= Successianus =

3rd century Roman general and praetorian prefect

Successianus was a Roman soldier, general and praetorian prefect in the third century AD of whom very little is known for certain. He is said to have distinguished himself as commander of the garrison of an allied city besieged by barbarian pirates, and then made praetorian prefect by the emperor Valerian on the strength of this. As praetorian prefect appears to have done useful work in restoring Antioch, the capital of the Roman East, after the devastation which had been inflicted by Shapur, the King of the Persians, in his invasion of 252. However, he was overwhelmed by the circumstances with which he had to contend when Shapur invaded on a second occasion in 260 and seems to have shared in the defeat of Valerian at the Battle of Edessa and his subsequent captivity in Persia.

==Sources==

What little is known of Successianius comes from the Historia Nova of Zosimus and the information is teased out by Professor Andreas Alföldi and by Laurence Lee Howe. This article is based on their accounts.

==Origins==

Nothing is known of Successianus's origins or his date of birth. The absence of any evidence as to his nomen means that onomastic analysis cannot be applied.

==Career==

Successianus is first encountered, probably in 254, as the commander of the garrison of Pityus, a city in the Kingdom of Colchis on the eastern coast of the Black Sea in modern Georgia. This region did not lie within the Roman imperial frontier, but it is known that Rome was in a treaty relationship with Colchis and supplied garrisons at key points. During Successianus's watch, Pityus came under attack by the Borani, one of the peoples who lived in the steppes north of the Crimea known generally as the Scythae. The Borani raid on Pityus was one of the first of the seaborne expeditions by the Scythae which were to reach their peak in the 260s. Thanks to Successianus's inspired leadership, the city held out and the raiders were forced to retreat after suffering considerable losses.

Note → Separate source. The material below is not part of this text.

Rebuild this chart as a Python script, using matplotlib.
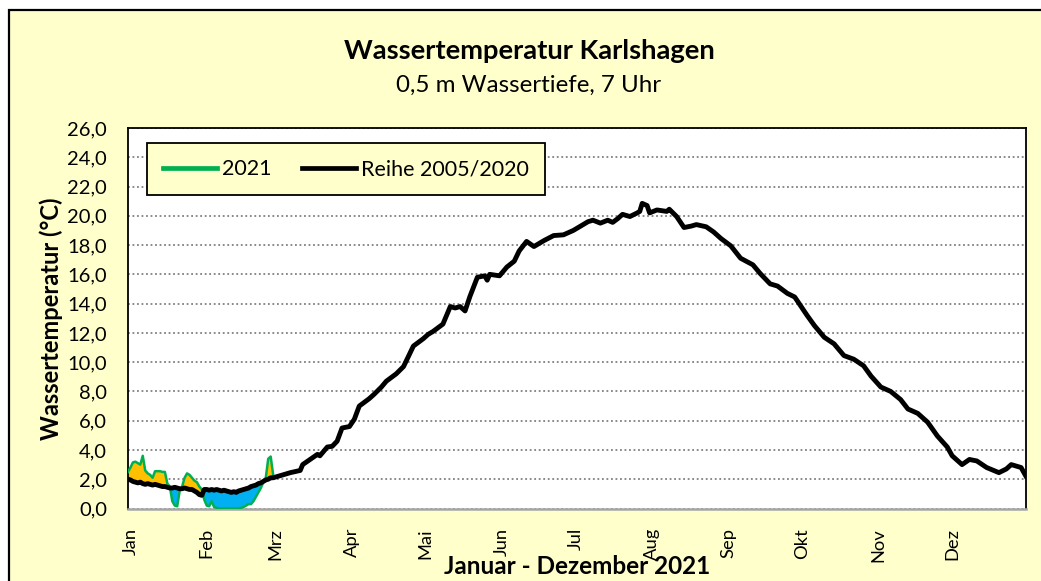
import numpy as np
import matplotlib
matplotlib.use("Agg")
import matplotlib.pyplot as plt
from matplotlib.patches import Rectangle

plt.rcParams["font.family"] = ["Lato", "DejaVu Sans"]

# ---- data (day of year, deg C) ----
# 2021 daily values, 1 Jan .. 1 Mar
days_2021 = list(range(60))
temp_2021 = [2.5, 2.8, 3.15, 3.2, 3.1, 3.0, 3.6, 2.6, 2.4, 2.3,
             2.1, 2.55, 2.55, 2.55, 2.5, 2.5, 1.7, 1.5, 0.5, 0.2,
             0.15, 1.2, 1.5, 2.1, 2.4, 2.3, 2.1, 1.9, 1.8, 1.5,
             1.3, 0.6, 0.2, 0.15, 0.5, 0.1, 0.05, 0.0, 0.0, 0.0,
             0.0, 0.0, 0.0, 0.0, 0.0, 0.0, 0.05, 0.1, 0.2, 0.3,
             0.3, 0.5, 0.8, 1.1, 1.4, 1.8, 2.1, 3.4, 3.55, 2.3]
# long-term mean 2005/2020, same days as 2021
ref_early = [2.0, 1.95, 1.85, 1.8, 1.75, 1.8, 1.7, 1.65, 1.7, 1.65,
             1.6, 1.65, 1.6, 1.55, 1.5, 1.5, 1.45, 1.4, 1.4, 1.45,
             1.4, 1.35, 1.35, 1.4, 1.35, 1.3, 1.3, 1.2, 1.1, 0.95,
             0.9, 1.3, 1.3, 1.25, 1.3, 1.25, 1.3, 1.25, 1.2, 1.25,
             1.2, 1.15, 1.1, 1.15, 1.1, 1.2, 1.25, 1.3, 1.35, 1.4,
             1.5, 1.55, 1.6, 1.7, 1.75, 1.85, 1.95, 2.0, 2.1, 2.1]
# long-term mean, rest of the year
days_late = [61, 66, 70, 71, 74, 77, 78, 81, 83, 85, 87, 90, 92, 94, 98, 100,
             103, 105, 109, 112, 114, 116, 120, 122, 124, 128, 131, 133, 135, 137,
             139, 142, 145, 146, 147, 151, 154, 157, 159, 162, 165, 169, 173, 177,
             181, 184, 187, 189, 192, 195, 197, 199, 201, 204, 207, 208, 209, 211,
             212, 215, 219, 220, 223, 226, 229, 231, 235, 238, 241, 245, 249, 254,
             257, 261, 264, 268, 271, 276, 279, 283, 287, 291, 295, 299, 302, 306,
             310, 314, 317, 321, 325, 329, 333, 335, 339, 342, 345, 349, 354, 357,
             359, 363, 365]
ref_late = [2.2, 2.45, 2.6, 3.0, 3.35, 3.7, 3.6, 4.2, 4.25, 4.6, 5.5, 5.6, 6.1, 7.0, 7.5, 7.8,
            8.3, 8.7, 9.2, 9.7, 10.4, 11.1, 11.6, 11.9, 12.1, 12.6, 13.8, 13.7, 13.8, 13.5,
            14.5, 15.8, 15.9, 15.6, 16.0, 15.9, 16.5, 16.9, 17.6, 18.25, 17.9, 18.3, 18.65, 18.7,
            19.0, 19.3, 19.6, 19.7, 19.5, 19.7, 19.55, 19.8, 20.1, 19.95, 20.2, 20.3, 20.85, 20.7,
            20.2, 20.4, 20.3, 20.45, 19.95, 19.2, 19.3, 19.4, 19.25, 18.9, 18.45, 17.95, 17.1, 16.65,
            16.05, 15.35, 15.2, 14.7, 14.45, 13.2, 12.5, 11.7, 11.25, 10.45, 10.2, 9.75, 9.05, 8.3,
            8.0, 7.45, 6.8, 6.5, 5.9, 4.95, 4.2, 3.6, 3.0, 3.35, 3.25, 2.8, 2.45, 2.7,
            3.0, 2.8, 2.2]
month_start = [0, 31, 59, 90, 120, 151, 181, 212, 243, 273, 304, 334]
month_lbl = ["Jan", "Feb", "Mrz", "Apr", "Mai", "Jun", "Jul", "Aug", "Sep", "Okt", "Nov", "Dez"]
yticks = np.arange(0, 27, 2)

BG = "#FFFFCC"
fig = plt.figure(figsize=(10.41, 5.81), dpi=100)
fig.patches.append(Rectangle((9/1041, -0.1), 1.2, (581-10)/581 + 0.1, transform=fig.transFigure,
                             facecolor=BG, edgecolor="black", lw=1.6, zorder=-10))
ax = fig.add_axes([128/1041, (581-508.5)/581, 898/1041, 380.5/581])
ax.set_facecolor("white")

d = np.array(days_2021); t = np.array(temp_2021); r = np.array(ref_early)
ax.fill_between(d, t, r, where=t >= r, interpolate=True, color="#FFC000", lw=0, zorder=2)
ax.fill_between(d, t, r, where=t <= r, interpolate=True, color="#00B0F0", lw=0, zorder=2)
ax.plot(d, t, color="#00B050", lw=1.8, zorder=3, label="2021")
ax.plot(days_2021 + days_late, ref_early + ref_late, color="black", lw=3.5, zorder=4,
        solid_joinstyle="round", label="Reihe 2005/2020")

ax.set_xlim(0, 365); ax.set_ylim(0, 26)
ax.set_yticks(yticks)
ax.set_yticklabels([f"{v:.1f}".replace(".", ",") for v in yticks], fontsize=14.5)
ax.set_xticks([m + 1 for m in month_start])
ax.set_xticklabels(month_lbl, rotation=90, fontsize=13.2, va="top", ha="center")
ax.tick_params(axis="y", length=0, pad=15)
ax.tick_params(axis="x", length=0, pad=14)
ax.yaxis.grid(True, color="#808080", ls=(0, (1, 1.5)), lw=1.3)
ax.set_axisbelow(True)
for s in ["left", "top", "right"]:
    ax.spines[s].set_color("black"); ax.spines[s].set_linewidth(1.3)
ax.spines["bottom"].set_color("#A6A6A6"); ax.spines["bottom"].set_linewidth(1.8)

ax.set_ylabel("Wassertemperatur (°C)", fontsize=17, fontweight="bold", labelpad=3)
fig.text(577/1041, 1 - 567/581, "Januar - Dezember 2021", fontsize=17.5, fontweight="bold",
         ha="center", va="center")
fig.text(529/1041, 1 - 51/581, "Wassertemperatur Karlshagen", fontsize=19.7, fontweight="bold",
         ha="center", va="center")
fig.text(529/1041, 1 - 85/581, "0,5 m Wassertiefe, 7 Uhr", fontsize=17.4, ha="center", va="center")

leg = ax.legend(loc="upper left", bbox_to_anchor=(19/898, 1 - 15/380.5), ncol=2, fontsize=15.5,
                frameon=True, fancybox=False, edgecolor="black", facecolor=BG, framealpha=1,
                handlelength=2.5, handletextpad=0.25, columnspacing=1.4, borderpad=0.75,
                borderaxespad=0)
leg.get_frame().set_linewidth(1.3)
for h in leg.get_lines():
    h.set_linewidth(3.4)

fig.savefig("out.png", dpi=100)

This success by one of his commanders inspired the Emperor Valerian who had recently arrived in Syria Coele to take charge of the war against the Persians to call Successianus to his headquarters in Antioch, where he is said to have assisted the Emperor in rebuilding the city which had been reduced to ruins by King Shapur in 252. He is then supposed to have been made Praetorian Prefect although Zozimus nowhere says this. If he was thus promoted, his authority is likely to have been exercised in the Asian and oriental provinces which were ruled by Valerian as the senior emperor (The European, African and Egyptian provinces were ruled by Valerian's son Gallienus who may have had Silvanus as his praetorian prefect.

==End==

Unfortunately, the qualities that had made Successianus an excellent garrison commander in Pityus were obviously not those he needed as Valerian's Chief-of-General Staff: the Roman defence of the East, torn between the need to fend off Shapur in Mesopotamia and Syria and the Scythae in Asia Minor, was generally ineffective. Unable to battle the deadly combination of military defeat and plague, military morale seems to have collapsed. It is supposed that Successianus was with Valerian, still serving him as Praetorian Prefect when Shapur defeated him and took him captive near the city of Osrhoene Edessa in June(?) 260. It is supposed that, like his Emperor, he died in Persian captivity.

It is impossible to determine whether in Successianus we see a promising officer who had shown sufficient promise to be promoted praepositus of the garrison of an allied city, but was then elevated beyond his capabilities, or a soldier of some competence who was unable to get a grip on the situation that prevailed at the headquarters of the Imperial field-army. Some combination of these possibilities is more than likely.